Hi
Thank you for explaining your position. The RFC has been accepted in the
mean time, but I wanted to nevertheless comment on your email.
On 11/15/25 10:19, Nicolas Grekas wrote:
I wish common sense still remains our main approach, and the RFC as
proposed makes me feel we go into more bureaucracy.
And to me, bureaucratie makes things smoother only for the experts of its
own rules.
I feel exactly the opposite. I feel that having clear rules - that are
followed by every contributor - make it easier for less-experienced
contributors to follow the same standard. Instead of needing to learn
about expectations by reading up on older RFCs, there is a clear
document that they can refer to.
In my opinion most of the policy can be summarized as: “Take your time
to make sure to build the best possible RFC together with the other
participants”. The formalization of the Cooldown Period is probably the
most significant thing that has newly been written down and I don't
think it's a particularly complicated rule to follow.

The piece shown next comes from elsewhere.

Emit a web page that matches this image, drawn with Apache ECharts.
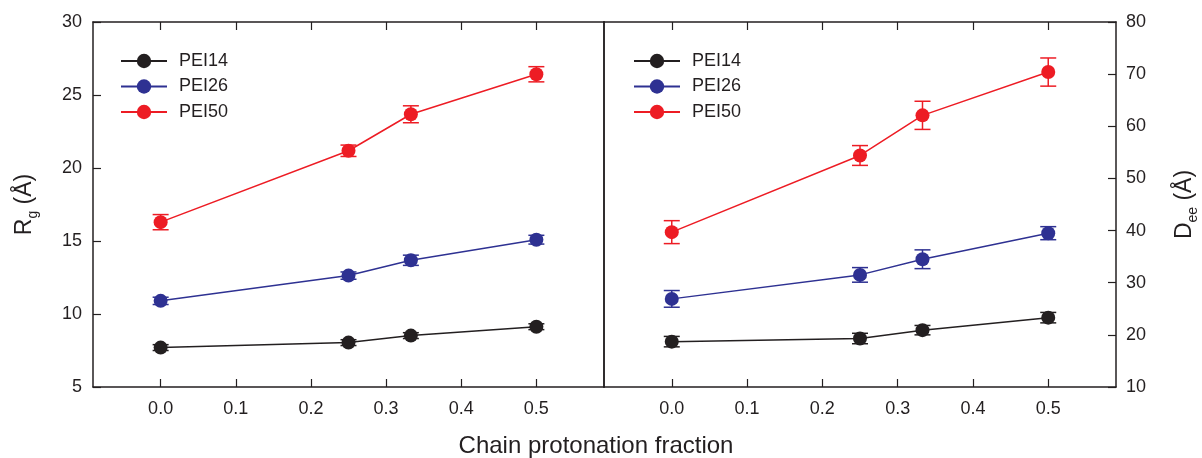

The other things, like keeping a Changelog, is something that is easy to
fix when someone forgets. Someone will notice and send a reminder for
you to update the changelog. Or if something is missing from the voting
announcement mail, someone else can add the missing information in a reply.
A SHOULD instead of a MUST however just invites discussion of whether or
not it is okay to ignore the rule in any specific case, which will just
add noise to the list and is what a policy is intended to avoid.